Non è uno sprofondare una volta per tutte, è un tornare. La circolarità della narrazione, fatta di salti temporali, libere associazioni di idee, sovrapposizione di personaggi e ricordi, conferisce al testo un’aura panica e totalizzante, per cui il lettore si ritrova egli stesso chiuso in questa cella, in questa ananke imprescindibile che non si spezza in alcun modo. La famiglia come tomba, non dell’amore ma dell’essere, la famiglia come maledizione. Non si dà scarto tra la parola e la storia, come fosse lo stesso utilizzo del lemma a creare la storia, a srotolarla e riannodarla. A tratti toglie il respiro, conduce al disgusto, del sesso in primo luogo. Il corpo svuotato dal sentimento e consegnato al sentire libidinale puro, così prossimo a thanatos.
Eppure Cella ama, ama profondamente, ama e perdona. È l’eterno femmineo, ferita, offesa, abbandonata. L’urlo della donna, l’ultima donna o forse la prima. Le pulsioni qui descritte sono primitive, senza scampo, involontarie incoscienti e padrone, le passioni, sovrastano ogni spinta alla razionalizzazione. Nessuna interpretazione psicoanalitica libera i protagonisti dalle catene feroci del loro rovinarsi a vicenda, abbandonare e abbandonarsi a una disperazione sussurrata che si nutre di quotidianità fluida, maschere di normalità, cui nessuno crede sul serio. A ogni passo, a ogni pagina, ci si domanda del legame tra la protagonista e Giovanni: come può, come può perdonargli anche questa, come può lasciare che torni? E fa male, fa rabbia, si ha la tentazione di chiudere il libro e scagliarlo lontano. Fa male e fa rabbia, c’è una verità profonda in questa dipendenza distorta, in questo sbranarsi, in questa regressione primitiva: c’è la verità del limite che non è qualitativo ma quantitativo, di quanto dolore si è capaci prima di decomporsi? Di quanta violenza? Capaci in senso passivo: d’accogliere. Questo è Cella: chiusa nella sua capacità immensa di accogliere i fantasmi dell’altro fino a restarne prigioniera.
«Non tutti gli uomini hanno potere, non tutti hanno lo stesso potere.
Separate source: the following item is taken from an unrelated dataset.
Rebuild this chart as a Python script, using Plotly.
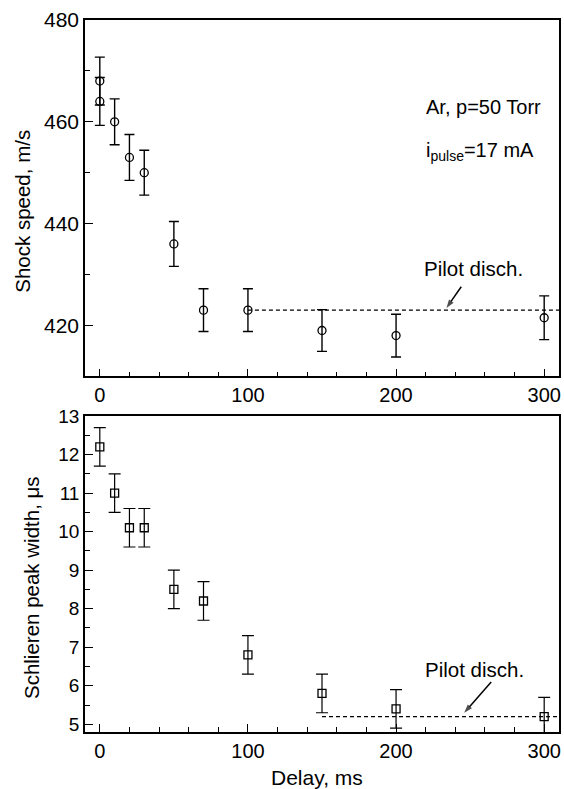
import plotly.graph_objects as go
from plotly.subplots import make_subplots

# ---- data ----
delay_top = [0, 0, 10, 20, 30, 50, 70, 100, 150, 200, 300]
shock_speed = [468, 464, 460, 453, 450, 436, 423, 423, 419, 418, 421.5]
shock_err = [4.7, 4.7, 4.5, 4.5, 4.4, 4.4, 4.2, 4.2, 4.1, 4.2, 4.3]
pilot_top_x = [100, 310]
pilot_top_y = [423, 423]

delay_bot = [0, 10, 20, 30, 50, 70, 100, 150, 200, 300]
peak_width = [12.2, 11.0, 10.1, 10.1, 8.5, 8.2, 6.8, 5.8, 5.4, 5.2]
width_err = [0.5, 0.5, 0.5, 0.5, 0.5, 0.5, 0.5, 0.5, 0.5, 0.5]
pilot_bot_x = [150, 310]
pilot_bot_y = [5.2, 5.2]

# label arrows (tail -> head)
arrow_top_x = [244, 234]
arrow_top_y = [427.6, 423.4]
arrow_bot_x = [264.2, 246]
arrow_bot_y = [6.10, 5.30]

x_ticks = [0, 100, 200, 300]
top_y_ticks = [420, 440, 460, 480]
bot_y_ticks = [5, 6, 7, 8, 9, 10, 11, 12, 13]

FONT = "Liberation Sans, Arial, sans-serif"

fig = make_subplots(rows=2, cols=1, shared_xaxes=False, vertical_spacing=0.0)

fig.add_trace(go.Scatter(
    x=pilot_top_x, y=pilot_top_y, mode="lines",
    line=dict(color="black", width=1.2, dash="4px,3px"), showlegend=False), row=1, col=1)
fig.add_trace(go.Scatter(
    x=delay_top, y=shock_speed, mode="markers",
    marker=dict(symbol="circle-open", size=8, color="black", line=dict(width=1.3)),
    error_y=dict(type="data", array=shock_err, visible=True, color="black", thickness=1.4, width=5),
    showlegend=False), row=1, col=1)

fig.add_trace(go.Scatter(
    x=pilot_bot_x, y=pilot_bot_y, mode="lines",
    line=dict(color="black", width=1.2, dash="4px,3px"), showlegend=False), row=2, col=1)
fig.add_trace(go.Scatter(
    x=delay_bot, y=peak_width, mode="markers",
    marker=dict(symbol="square-open", size=8, color="black", line=dict(width=1.3)),
    error_y=dict(type="data", array=width_err, visible=True, color="black", thickness=1.2, width=6),
    showlegend=False), row=2, col=1)

for ax_x, ax_y, r in [(arrow_top_x, arrow_top_y, 1), (arrow_bot_x, arrow_bot_y, 2)]:
    fig.add_trace(go.Scatter(
        x=ax_x, y=ax_y, mode="lines+markers",
        line=dict(color="black", width=1.5),
        marker=dict(symbol=["circle", "arrow"], size=[0, 9], color="black",
                    angleref="previous", line=dict(width=0)),
        showlegend=False, hoverinfo="skip"), row=r, col=1)

H = 789
mt, mb = 20, 57
plot_h = H - mt - mb
top_dom = [(731.7 - 376) / plot_h, 1.0]
bot_dom = [0.0, (731.7 - 415.7) / plot_h]

axis_common = dict(showline=True, linecolor="black", linewidth=1.6, mirror=True,
                   ticks="inside", ticklen=8, tickwidth=1.3, tickcolor="black",
                   showgrid=False, zeroline=False)

fig.update_layout(
    width=564, height=H,
    margin=dict(l=85, r=3, t=mt, b=mb),
    paper_bgcolor="white", plot_bgcolor="white",
    font=dict(family=FONT, color="black", size=20),
    xaxis=dict(**axis_common, range=[-10, 310], tickvals=x_ticks,
               minor=dict(dtick=20, tick0=0, ticks="inside", ticklen=5, tickcolor="black", tickwidth=1.2),
               tickfont=dict(size=20), anchor="y"),
    yaxis=dict(**axis_common, domain=top_dom, range=[410, 480], tickvals=top_y_ticks,
               minor=dict(dtick=10, tick0=410, ticks="inside", ticklen=5, tickcolor="black", tickwidth=1.2),
               tickfont=dict(size=21)),
    xaxis2=dict(**axis_common, range=[-10, 310], tickvals=x_ticks,
                minor=dict(dtick=20, tick0=0, ticks="inside", ticklen=5, tickcolor="black", tickwidth=1.2),
                tickfont=dict(size=20), anchor="y2"),
    yaxis2=dict(**axis_common, domain=bot_dom, range=[4.8, 13], tickvals=bot_y_ticks,
                minor=dict(dtick=0.5, tick0=5, ticks="inside", ticklen=5, tickcolor="black", tickwidth=1.2),
                tickfont=dict(size=19)),
)

# axis titles placed as paper annotations
fig.add_annotation(x=(22 - 85) / 476, y=1 - (211.5 - 20) / plot_h, xref="paper", yref="paper",
                   text="Shock speed, m/s", textangle=-90, showarrow=False,
                   xanchor="center", yanchor="middle", font=dict(size=20.5))
fig.add_annotation(x=(32 - 85) / 476, y=(731.7 - 587.5) / plot_h, xref="paper", yref="paper",
                   text="Schlieren peak width, \u03bcs", textangle=-90, showarrow=False,
                   xanchor="center", yanchor="middle", font=dict(size=20.5))
fig.add_annotation(x=(317.5 - 85) / 476, y=-(777 - 731.7) / plot_h, xref="paper", yref="paper",
                   text="Delay, ms", showarrow=False,
                   xanchor="center", yanchor="middle", font=dict(size=21))

# text annotations
fig.add_annotation(x=218.6, y=462.9, xref="x", yref="y", text="Ar, p=50 Torr",
                   showarrow=False, xanchor="left", yanchor="middle", font=dict(size=20))
fig.add_annotation(x=218.6, y=454.2, xref="x", yref="y", text="i<sub>pulse</sub>=17 mA",
                   showarrow=False, xanchor="left", yanchor="middle", font=dict(size=20))

fig.add_annotation(x=252, y=431.2, xref="x", yref="y", text="Pilot disch.",
                   showarrow=False, font=dict(size=20.5))
fig.add_annotation(x=253, y=6.41, xref="x2", yref="y2", text="Pilot disch.",
                   showarrow=False, font=dict(size=20.5))

fig.write_html("out.html")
Non è qualcosa che si possa comprendere o definire, che tipo di potere. Non ci sono mai riusciti, gli uomini, a farmelo capire. La prima forma è il possesso. Un uomo può avere un potere e in nome di questo potere, prendersi le cose che vuole, non solo quelle di cui ha bisogno. Anzi, meno ne ha bisogno più le vuole. Il bisogno è una specie diversa dal desiderio: se ho bisogno di qualcosa non la desidero, lavoro per averla. Se ho bisogno di una casa, di una famiglia. Il desiderio è il superfluo, la donna, molte. Il secondo tipo è l’umiliazione. Quando un uomo ti ha in suo potere, e lo sa, ti umilia col tenerti a distanza, col ribadire che può farne a meno. Può fare a meno tanto di te che di tenerti in suo potere. Nemmeno a quella soddisfazione puoi aggrapparti, dovrai essere sostituita. Il terzo è l’abbandono. L’abbandono è la forma più crudele dell’esercizio di un potere: nessuno sa quando avviene e perché, ma c’è un momento in cui le cose finiscono, e anche se può durare a lungo il tempo in cui se ne acquisisce consapevolezza, continuando, nel frattempo, a vivere sotto lo stesso tetto, a condividere le posate, i teli da bagno, le spazzole e qualche volta gli spazzolini (hai l’herpes, hai le carie, hai l’afta), arriva un giorno in cui ci si separa, non lo si decide, come vuole la retorica delle separazioni, insieme, ma è sempre uno dei due per primo, ad andarsene».